I move:
"That it is expedient that a Joint Committee consisting of 15 members of the Dáil and 7 members of the Seanad be appointed to consider and make recommendations for the amendment of the law relating to:—
(a) the franchise and registration of electors for Dáil and local elections.
(b) the conduct and costs of Dáil elections and expenses falling on candidates at such elections, and
(c) the qualifications and disqualifications for membership of each House of the Oireachtas."
The function of the proposed Committee will be to examine the electoral law generally, within its terms of reference.
Matters covered by the terms of reference have been raised by Parliamentary Question in the Dáil or otherwise on a number of occasions. That the electoral law is in need of amendment I think there can be no doubt.
Persons operating this branch of the law find it necessary more often than not to give speedy replies to questions which may be raised. The difficulty of doing this is greatly increased by the large number of Acts governing the subject. Some of these provisions go back for over 300 years. Many of these are now obsolete, but, nevertheless, they are still there and should be removed. It is vitally important that the law on this subject, covering as it does the constitution of the Legislature, should be crystal clear and should be capable of being interpreted by any citizen.
While I do not want to go into the various defects in the law at this stage, I might mention that general complaints have been made to me from time to time about the present procedures for the compilation of the register of electors. The dates for the various stages may be inconvenient but nothing can be done about it, since they are defined by Statute. I was, however, able to do something this year to meet some complaints by arranging that, in order to avoid confusion, the electors' lists would be printed on a different colour paper from that of the final register.
Then there is the point that the Constitution provides that any person over the age of twenty-one may, unless he is disqualified by law, vote at a Dáil election. The law in regard to the registration of electors, however, provides that a person must be twenty-one years of age on the 15th September, before his name is entered on the register which comes into operation on the following 15th April. This means that a person who reached the age of twenty-one years on the 16th September, 1959, could not become a registered elector until the 15th April, 1961, when he would be more than twenty-two and a half years of age.
The number and complexity of the qualifications and disqualifications for membership of this House and of the Seanad has often been mentioned. The law on this subject, apart from the Constitutional provision, is scattered through a number of Statutes, and apart from the fact that it is not free from doubt in many respects, may well be regarded by some as out of date. This is a question on which we should particularly wish to have the considered views of the members of both Houses.
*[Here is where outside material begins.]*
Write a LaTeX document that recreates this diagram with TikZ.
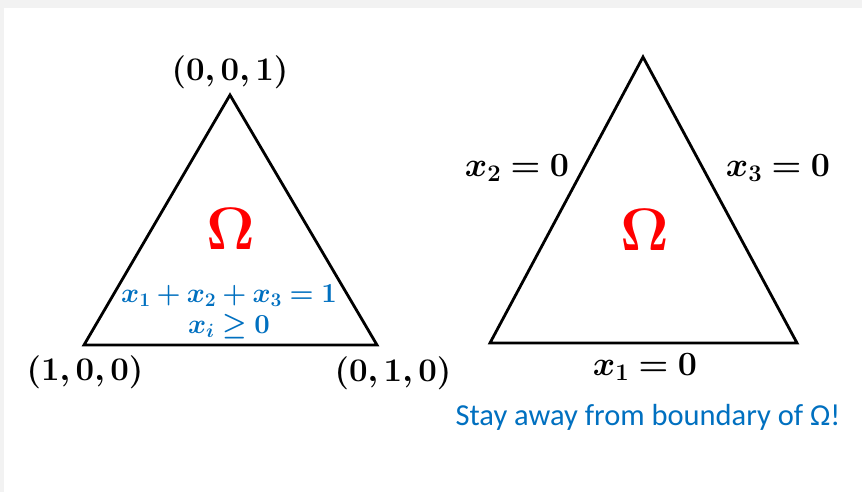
\RequirePackage{fix-cm}
\documentclass[tikz,border=0pt]{standalone}
\usepackage{amsmath,amssymb}
\usepackage{bm}
\usepackage{fontspec}
\newfontfamily\calib{Carlito}
\definecolor{omred}{HTML}{FF0000}
\definecolor{msblue}{HTML}{0070C0}
\definecolor{bggray}{HTML}{F2F2F2}
\tikzset{
  tri/.style={draw=black, line width=2.8pt, line join=miter},
  vlabel/.style={inner sep=0pt, font=\fontsize{33}{36}\selectfont},
  edgelabel/.style={inner sep=0pt, font=\fontsize{34}{38}\selectfont},
  omega/.style={inner sep=0pt, text=omred, font=\fontsize{60}{62}\selectfont},
  constr/.style={inner sep=0pt, align=center, text=msblue, font=\fontsize{27.5}{31}\selectfont},
  note/.style={inner sep=0pt, text=msblue, font=\calib\fontsize{30.5}{33}\selectfont}
}
\begin{document}
\begin{tikzpicture}[x=1pt,y=-1pt]
\fill[bggray] (0,0) rectangle (862,492);
\fill[white] (4,8) rectangle (862,492);
\useasboundingbox (0,0) rectangle (862,492);
% left triangle
\coordinate (LT) at (230,95);
\coordinate (LL) at (84,345);
\coordinate (LR) at (377,345);
\draw[tri] (LT) -- (LL) -- (LR) -- cycle;
\node[vlabel] (l001) at (230,72) {$\bm{(0,0,1)}$};
\node[vlabel] (l100) at (85,372) {$\bm{(1,0,0)}$};
\node[vlabel] (l010) at (393,373) {$\bm{(0,1,0)}$};
\node[omega] (om1) at (231,229) {$\bm{\Omega}$};
\node[constr] (cons) at (229,312) {$\bm{x_1+x_2+x_3=1}$\\$\bm{x_i\geq 0}$};
% right triangle
\coordinate (RT) at (643,57);
\coordinate (RL) at (490,343);
\coordinate (RR) at (797,343);
\draw[tri] (RT) -- (RL) -- (RR) -- cycle;
\node[edgelabel] (e2) at (517,168) {$\bm{x_2=0}$};
\node[edgelabel] (e3) at (778,168) {$\bm{x_3=0}$};
\node[edgelabel] (e1) at (645,367) {$\bm{x_1=0}$};
\node[omega] (om2) at (645,230) {$\bm{\Omega}$};
\node[note] (stay) at (648,417) {Stay away from boundary of Ω!};
\end{tikzpicture}
\end{document}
Similar considerations apply to the other matters coming within the Committee's terms of reference. I cannot think of any body more suited to submit for the consideration of the Government recommendations on questions relating to the conduct and costs of Dáil elections and expenses falling on candidates at such elections, as well as on the question of eligibility for election to which I have referred, than a Joint Committee of members of both Houses, who can bring their large and varied practical experience of elections to bear on the subject and examine it in the dispassionate atmosphere of Committee discussions.
Part of what I have said about the complexity and antiquity of some of the Statutory provisions may raise in Deputies' minds a picture of long and laborious research through long-dead statutes. I may mention that much of the spade-work has been done in my Department where the general scheme of a Bill had been prepared to amend the parts of the electoral law coming within the proposed Committee's terms of reference, apart from that dealing with the expenses falling on candidates at Dáil elections.
This scheme will be made available to the Committee as a starting point and general guide for discussion. The scheme has not been examined in detail by the Government and does not necessarily represent their views. I do not think, therefore, that I should go into the details of it here.
The law on election petitions is obsolete and was designed for the conditions which were in operation when it was passed, that is, single-member constituencies and a limited franchise. It would, however, be somewhat premature to decide the exact procedure to be followed in dealing with election petitions, until the Oireachtas has decided what the precise disqualifications are to be and how they are to operate. An election petitions Bill would then be, to a large extent, a procedural Bill. This could follow on the enactment of the general law on the qualifications and disqualifications for membership.
In conclusion, I may say that the question was considered of including in this motion some reference, in accordance with Standing Order No. 67, to a date upon which the Committee would be required to report back. On fuller consideration, however, we decided that it would possibly be wiser not to fetter the Committee's discretion in this way. I am sure, however, that members opposite will join with me in the hope that the Report of the Committee, if it is decided that it should be established, will not be unduly delayed.